Extracted entries ▸
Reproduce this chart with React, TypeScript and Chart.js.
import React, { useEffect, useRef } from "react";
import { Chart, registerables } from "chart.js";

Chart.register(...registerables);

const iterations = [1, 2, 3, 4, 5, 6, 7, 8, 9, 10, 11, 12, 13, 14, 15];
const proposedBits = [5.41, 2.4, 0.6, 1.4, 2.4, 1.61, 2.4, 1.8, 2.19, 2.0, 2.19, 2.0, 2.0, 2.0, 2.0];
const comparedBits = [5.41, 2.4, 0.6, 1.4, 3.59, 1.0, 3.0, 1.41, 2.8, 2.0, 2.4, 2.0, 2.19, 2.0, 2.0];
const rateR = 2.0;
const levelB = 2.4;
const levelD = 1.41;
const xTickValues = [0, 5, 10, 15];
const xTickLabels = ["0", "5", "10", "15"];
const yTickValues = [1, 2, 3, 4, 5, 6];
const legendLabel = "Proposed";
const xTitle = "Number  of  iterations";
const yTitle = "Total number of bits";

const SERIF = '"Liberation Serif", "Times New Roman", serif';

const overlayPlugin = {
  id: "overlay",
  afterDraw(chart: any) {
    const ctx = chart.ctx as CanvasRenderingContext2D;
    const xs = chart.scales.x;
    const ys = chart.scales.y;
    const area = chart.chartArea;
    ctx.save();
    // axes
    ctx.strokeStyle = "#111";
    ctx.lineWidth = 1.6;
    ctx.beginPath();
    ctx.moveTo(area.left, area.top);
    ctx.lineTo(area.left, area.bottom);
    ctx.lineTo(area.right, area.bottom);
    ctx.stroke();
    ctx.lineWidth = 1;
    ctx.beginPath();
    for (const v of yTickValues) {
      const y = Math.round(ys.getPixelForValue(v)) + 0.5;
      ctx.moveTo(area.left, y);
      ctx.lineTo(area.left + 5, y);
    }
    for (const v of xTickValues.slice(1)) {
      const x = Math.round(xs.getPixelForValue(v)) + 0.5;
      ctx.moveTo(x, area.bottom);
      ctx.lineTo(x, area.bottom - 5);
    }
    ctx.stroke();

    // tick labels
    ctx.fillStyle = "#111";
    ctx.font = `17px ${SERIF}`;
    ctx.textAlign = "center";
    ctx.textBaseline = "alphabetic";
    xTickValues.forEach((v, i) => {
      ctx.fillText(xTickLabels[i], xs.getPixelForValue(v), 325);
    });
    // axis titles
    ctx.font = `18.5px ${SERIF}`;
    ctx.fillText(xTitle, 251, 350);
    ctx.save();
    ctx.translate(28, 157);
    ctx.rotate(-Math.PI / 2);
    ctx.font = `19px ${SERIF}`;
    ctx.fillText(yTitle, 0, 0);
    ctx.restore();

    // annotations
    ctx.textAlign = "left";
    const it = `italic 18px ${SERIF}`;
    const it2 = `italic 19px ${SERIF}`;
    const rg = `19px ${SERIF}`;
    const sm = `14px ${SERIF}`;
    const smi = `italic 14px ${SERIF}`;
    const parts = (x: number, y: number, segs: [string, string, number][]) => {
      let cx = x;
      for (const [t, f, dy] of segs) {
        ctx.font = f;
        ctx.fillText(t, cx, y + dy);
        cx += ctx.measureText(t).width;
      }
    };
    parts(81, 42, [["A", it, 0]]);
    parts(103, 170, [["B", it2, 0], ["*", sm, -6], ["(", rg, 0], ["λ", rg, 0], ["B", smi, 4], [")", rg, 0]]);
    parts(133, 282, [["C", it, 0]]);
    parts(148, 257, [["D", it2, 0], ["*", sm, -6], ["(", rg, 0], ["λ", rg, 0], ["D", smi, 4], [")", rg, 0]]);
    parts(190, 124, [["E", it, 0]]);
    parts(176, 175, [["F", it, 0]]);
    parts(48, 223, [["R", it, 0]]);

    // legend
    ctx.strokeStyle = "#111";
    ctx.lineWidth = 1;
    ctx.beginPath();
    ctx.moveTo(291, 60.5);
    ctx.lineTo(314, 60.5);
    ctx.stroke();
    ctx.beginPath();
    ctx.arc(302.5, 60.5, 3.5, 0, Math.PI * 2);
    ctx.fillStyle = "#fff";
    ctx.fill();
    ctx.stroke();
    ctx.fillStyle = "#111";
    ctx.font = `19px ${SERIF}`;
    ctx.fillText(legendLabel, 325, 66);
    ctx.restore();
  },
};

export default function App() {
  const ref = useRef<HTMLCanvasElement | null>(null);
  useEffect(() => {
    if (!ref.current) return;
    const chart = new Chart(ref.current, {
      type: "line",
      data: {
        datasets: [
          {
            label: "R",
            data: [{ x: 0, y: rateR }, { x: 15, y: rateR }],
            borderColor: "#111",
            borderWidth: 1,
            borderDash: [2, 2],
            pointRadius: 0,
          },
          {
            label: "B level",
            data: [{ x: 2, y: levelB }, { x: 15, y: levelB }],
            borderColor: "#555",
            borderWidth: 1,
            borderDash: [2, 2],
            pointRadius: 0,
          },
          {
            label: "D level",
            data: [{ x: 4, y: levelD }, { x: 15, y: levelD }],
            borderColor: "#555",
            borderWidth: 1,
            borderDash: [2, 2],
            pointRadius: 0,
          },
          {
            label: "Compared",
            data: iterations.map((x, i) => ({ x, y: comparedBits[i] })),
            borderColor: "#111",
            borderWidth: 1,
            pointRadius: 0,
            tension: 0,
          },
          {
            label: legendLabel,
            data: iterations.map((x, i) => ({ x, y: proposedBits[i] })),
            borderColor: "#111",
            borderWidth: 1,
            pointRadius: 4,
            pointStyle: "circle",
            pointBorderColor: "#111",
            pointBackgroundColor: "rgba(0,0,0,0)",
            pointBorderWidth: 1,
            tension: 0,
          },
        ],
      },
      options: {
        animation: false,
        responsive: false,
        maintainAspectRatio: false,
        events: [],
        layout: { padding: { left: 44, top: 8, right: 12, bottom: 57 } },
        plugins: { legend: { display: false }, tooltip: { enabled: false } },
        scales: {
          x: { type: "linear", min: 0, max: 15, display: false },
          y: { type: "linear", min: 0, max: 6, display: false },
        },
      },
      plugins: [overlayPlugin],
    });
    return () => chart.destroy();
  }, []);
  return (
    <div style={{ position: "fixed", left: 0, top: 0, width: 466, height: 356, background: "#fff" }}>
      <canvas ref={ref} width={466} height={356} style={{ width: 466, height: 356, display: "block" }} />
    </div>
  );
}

---

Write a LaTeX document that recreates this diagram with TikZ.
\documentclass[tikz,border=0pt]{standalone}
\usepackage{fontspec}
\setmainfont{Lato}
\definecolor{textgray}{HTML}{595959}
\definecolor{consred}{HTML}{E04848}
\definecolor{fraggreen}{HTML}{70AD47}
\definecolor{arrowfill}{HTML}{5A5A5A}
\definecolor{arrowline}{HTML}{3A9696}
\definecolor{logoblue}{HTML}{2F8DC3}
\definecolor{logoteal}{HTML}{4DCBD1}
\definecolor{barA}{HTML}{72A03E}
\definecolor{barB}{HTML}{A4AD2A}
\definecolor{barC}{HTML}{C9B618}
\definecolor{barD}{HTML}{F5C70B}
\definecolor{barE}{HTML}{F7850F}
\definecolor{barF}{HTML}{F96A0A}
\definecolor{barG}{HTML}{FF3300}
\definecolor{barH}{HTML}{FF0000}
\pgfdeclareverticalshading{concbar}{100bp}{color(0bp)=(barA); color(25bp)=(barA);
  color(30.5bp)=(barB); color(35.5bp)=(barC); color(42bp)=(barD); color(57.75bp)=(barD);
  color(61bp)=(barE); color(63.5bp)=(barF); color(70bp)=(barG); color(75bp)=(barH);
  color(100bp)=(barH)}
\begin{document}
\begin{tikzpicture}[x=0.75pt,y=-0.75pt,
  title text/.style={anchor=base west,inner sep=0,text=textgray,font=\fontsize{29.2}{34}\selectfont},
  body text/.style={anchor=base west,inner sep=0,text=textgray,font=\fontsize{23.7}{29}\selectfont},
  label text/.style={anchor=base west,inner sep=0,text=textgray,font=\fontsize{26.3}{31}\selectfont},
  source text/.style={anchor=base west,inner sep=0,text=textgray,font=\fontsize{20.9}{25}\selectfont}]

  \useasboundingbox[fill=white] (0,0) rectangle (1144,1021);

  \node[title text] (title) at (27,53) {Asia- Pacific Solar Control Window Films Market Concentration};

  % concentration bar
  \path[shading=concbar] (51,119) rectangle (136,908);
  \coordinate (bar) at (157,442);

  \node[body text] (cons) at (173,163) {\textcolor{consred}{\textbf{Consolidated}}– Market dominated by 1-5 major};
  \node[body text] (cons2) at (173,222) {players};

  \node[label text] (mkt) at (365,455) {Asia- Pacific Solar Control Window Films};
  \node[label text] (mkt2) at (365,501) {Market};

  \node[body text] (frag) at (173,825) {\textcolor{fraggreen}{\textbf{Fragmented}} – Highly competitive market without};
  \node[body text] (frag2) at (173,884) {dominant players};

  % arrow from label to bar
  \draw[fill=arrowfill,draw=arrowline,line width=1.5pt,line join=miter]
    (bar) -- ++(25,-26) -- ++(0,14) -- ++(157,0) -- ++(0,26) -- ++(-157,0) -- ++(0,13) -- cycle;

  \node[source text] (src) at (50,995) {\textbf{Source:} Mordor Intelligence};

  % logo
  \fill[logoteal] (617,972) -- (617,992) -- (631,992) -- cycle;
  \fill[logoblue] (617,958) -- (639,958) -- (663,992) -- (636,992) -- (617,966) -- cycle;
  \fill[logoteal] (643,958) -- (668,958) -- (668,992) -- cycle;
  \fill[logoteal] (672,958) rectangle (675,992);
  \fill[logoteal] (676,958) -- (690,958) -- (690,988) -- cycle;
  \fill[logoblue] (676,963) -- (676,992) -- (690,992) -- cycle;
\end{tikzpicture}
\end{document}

--

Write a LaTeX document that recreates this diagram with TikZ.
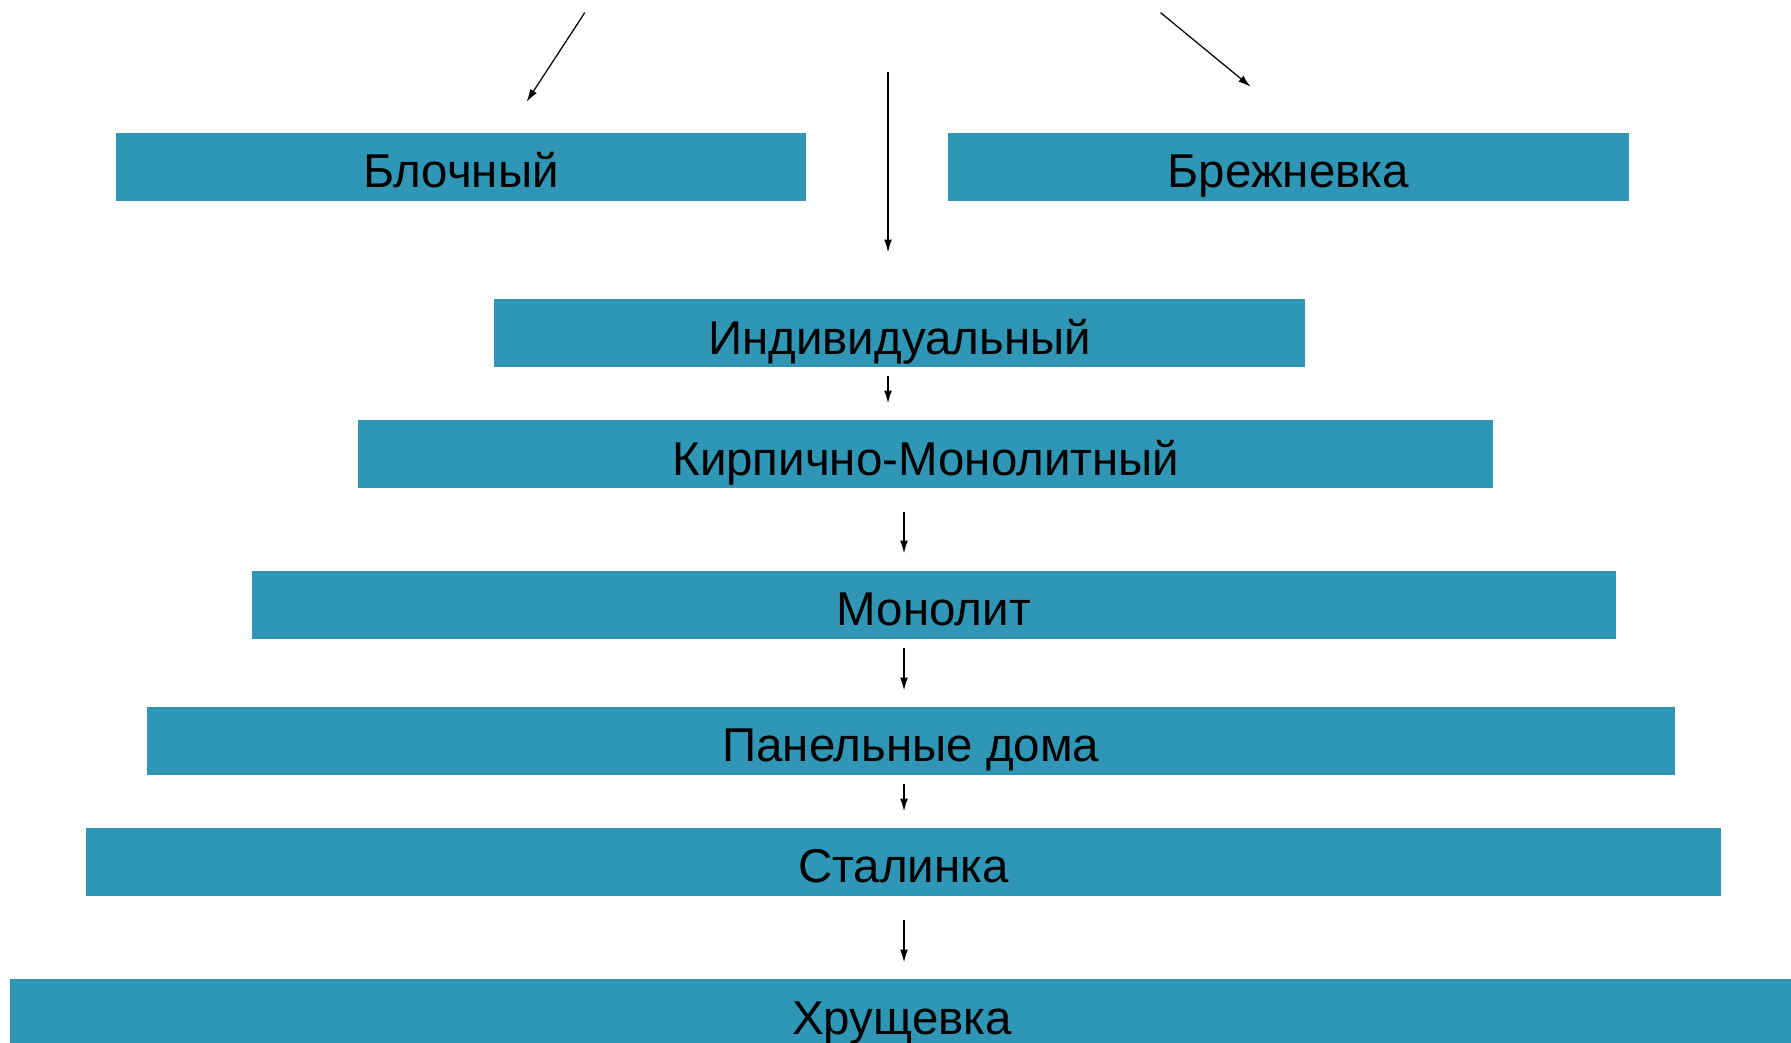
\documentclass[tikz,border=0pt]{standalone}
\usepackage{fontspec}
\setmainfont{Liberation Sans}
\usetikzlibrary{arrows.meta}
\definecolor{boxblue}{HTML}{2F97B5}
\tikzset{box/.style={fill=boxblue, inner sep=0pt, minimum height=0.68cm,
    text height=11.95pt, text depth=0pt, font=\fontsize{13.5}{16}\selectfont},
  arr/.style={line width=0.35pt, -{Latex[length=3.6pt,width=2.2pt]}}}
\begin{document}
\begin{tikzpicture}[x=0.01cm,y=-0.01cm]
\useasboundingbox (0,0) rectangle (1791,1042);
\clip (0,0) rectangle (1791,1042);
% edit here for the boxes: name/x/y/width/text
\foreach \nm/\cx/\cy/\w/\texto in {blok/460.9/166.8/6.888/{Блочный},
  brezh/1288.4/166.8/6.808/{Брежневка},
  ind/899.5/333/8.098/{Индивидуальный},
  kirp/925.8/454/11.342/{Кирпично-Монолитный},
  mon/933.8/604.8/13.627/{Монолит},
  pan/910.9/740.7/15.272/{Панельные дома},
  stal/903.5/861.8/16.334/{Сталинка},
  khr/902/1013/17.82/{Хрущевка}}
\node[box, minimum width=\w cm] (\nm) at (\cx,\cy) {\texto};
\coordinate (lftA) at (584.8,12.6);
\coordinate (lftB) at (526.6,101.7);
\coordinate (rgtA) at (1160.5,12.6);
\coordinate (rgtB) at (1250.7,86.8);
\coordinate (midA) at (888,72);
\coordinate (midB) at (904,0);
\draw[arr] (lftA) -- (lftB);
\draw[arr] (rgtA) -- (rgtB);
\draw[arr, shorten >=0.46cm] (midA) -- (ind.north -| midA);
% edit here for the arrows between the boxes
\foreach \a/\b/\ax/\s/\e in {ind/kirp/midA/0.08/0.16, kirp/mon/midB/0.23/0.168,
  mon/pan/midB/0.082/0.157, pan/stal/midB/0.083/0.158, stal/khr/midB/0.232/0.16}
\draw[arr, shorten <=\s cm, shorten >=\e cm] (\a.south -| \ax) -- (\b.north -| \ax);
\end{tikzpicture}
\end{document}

Written exercise ▸
Of the entries above, repeat exactly the lines from the line with "Reproduce this chart" through the line with "Chart.register(...registerables);", both of them included.

Solution to this problem ▸
Reproduce this chart with React, TypeScript and Chart.js.
import React, { useEffect, useRef } from "react";
import { Chart, registerables } from "chart.js";

Chart.register(...registerables);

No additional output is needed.